Elsewhere in Southern Vietnam these unexcitable, cheap, commonly chipped and cracked cups were usually filled with green tea leaves mixed with small flowers. These small flowers gave the tea a natural perfume that seemed to cloak the slight bitterness given off by large, usually torn leaves. This is the tea of the common people of Vietnam and is found virtually everywhere on ice and occasionally hot in the south. But on these small islands they seemed to drink tea a bit differently.

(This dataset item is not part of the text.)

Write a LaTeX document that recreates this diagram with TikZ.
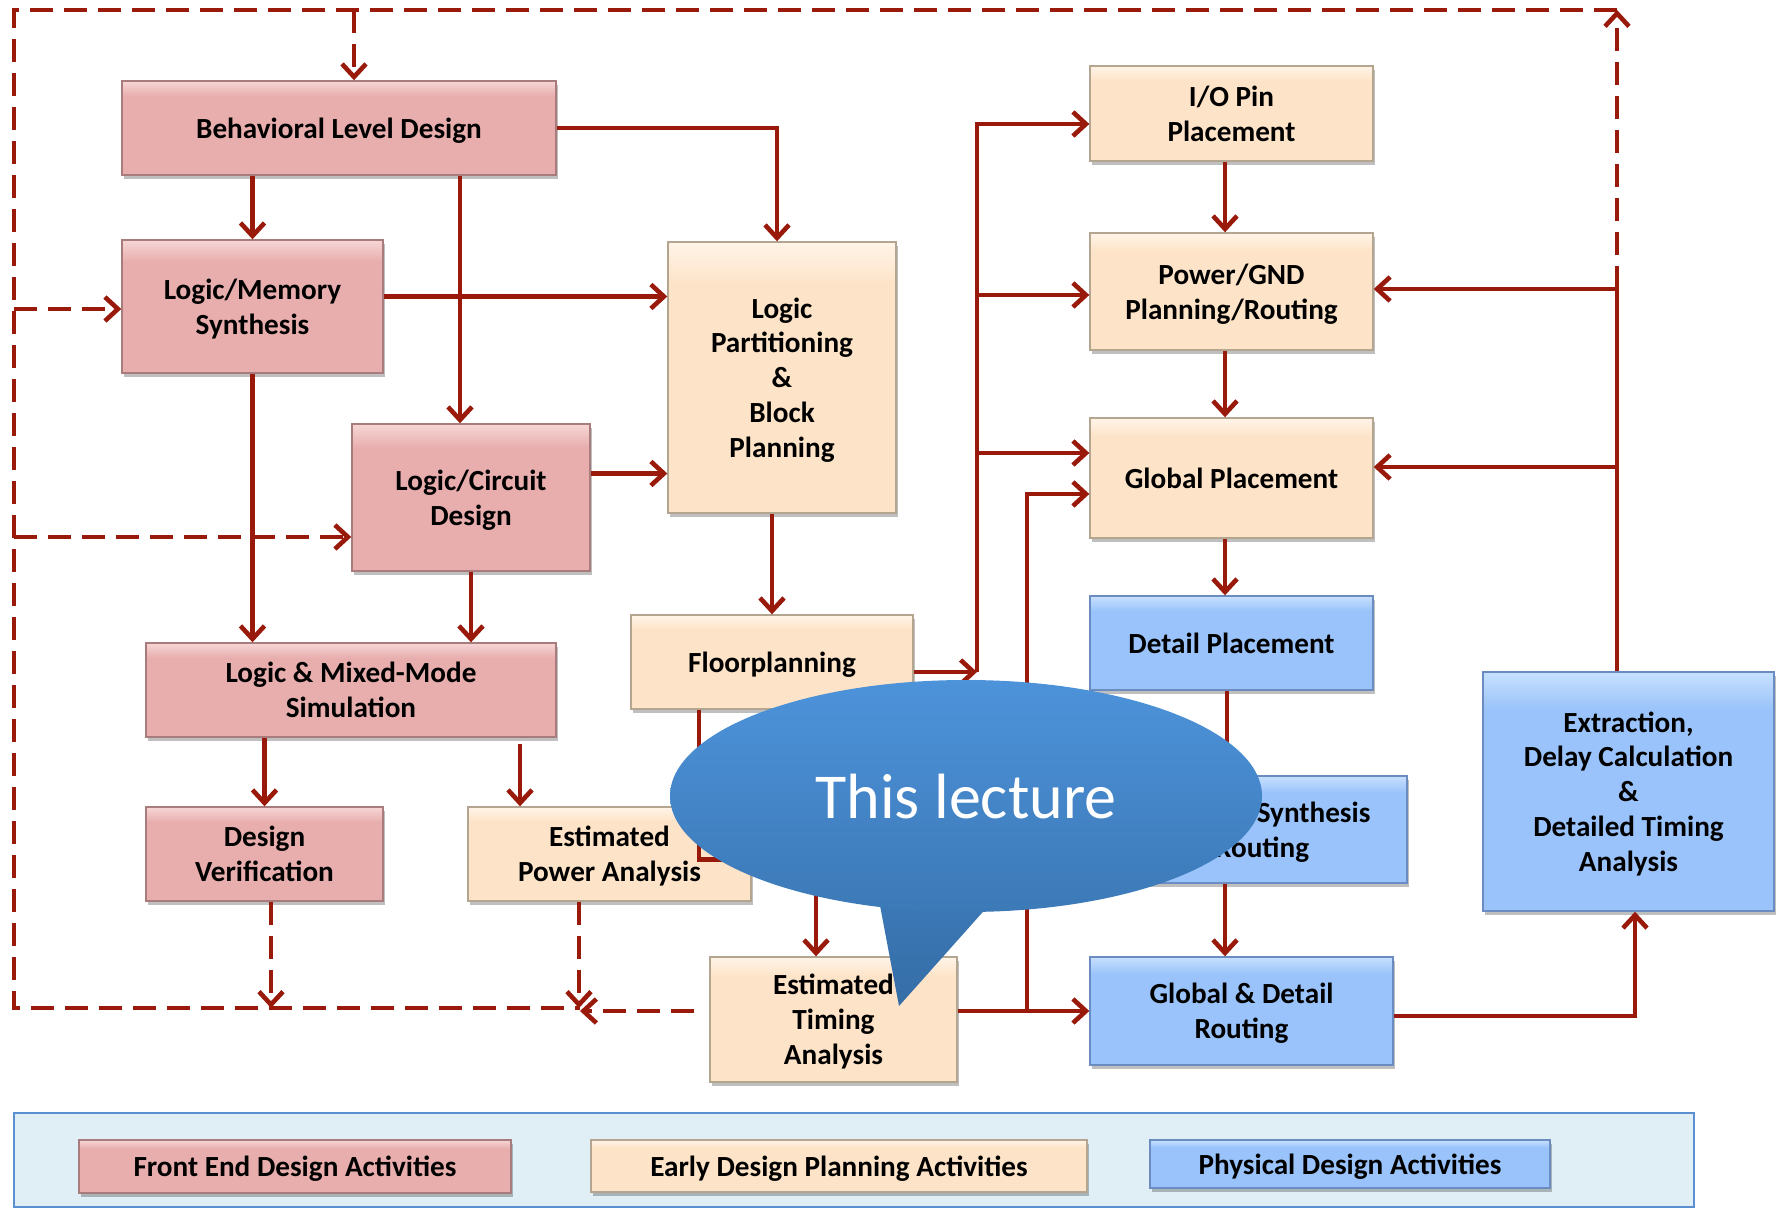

The tea they use is sometimes the green variety but more often a low grade black tea is prepared in old colonial style pots or cheapy new Chinese pots. Alone this tea is nothing more than cheap, common black tea. It is what these smiley people add to it that makes it an interesting brew.
While the loose leaves are steeping in hot water, the island folk put a little wooden bamboo spoonful of homemade island honey, and a teaspoon of dried bee pollen to each cup. They then pour the tea into the cups, top it off by squeezing a freshly picked lime into the mixture, and stir.
One has never heard of tea prepared in this manner. Although it somewhat resembles what the English sometimes do with their tea, it tasted quite different.
As far as the actual tea goes, it wasn't so good. But, after everything is added it was intensely flavourful, fresh, and vibrant. The final mixture seemed to bring the flat flavour of this dull black tea to life.
What one most enjoyed about tea prepared 'Mekong Style' was that the feel and taste of this concoction mirrored the spirit of the people of these small islands.
And this is how one will remember the tea and people of the Mekong- intense, flavourful, fresh, and vibrant.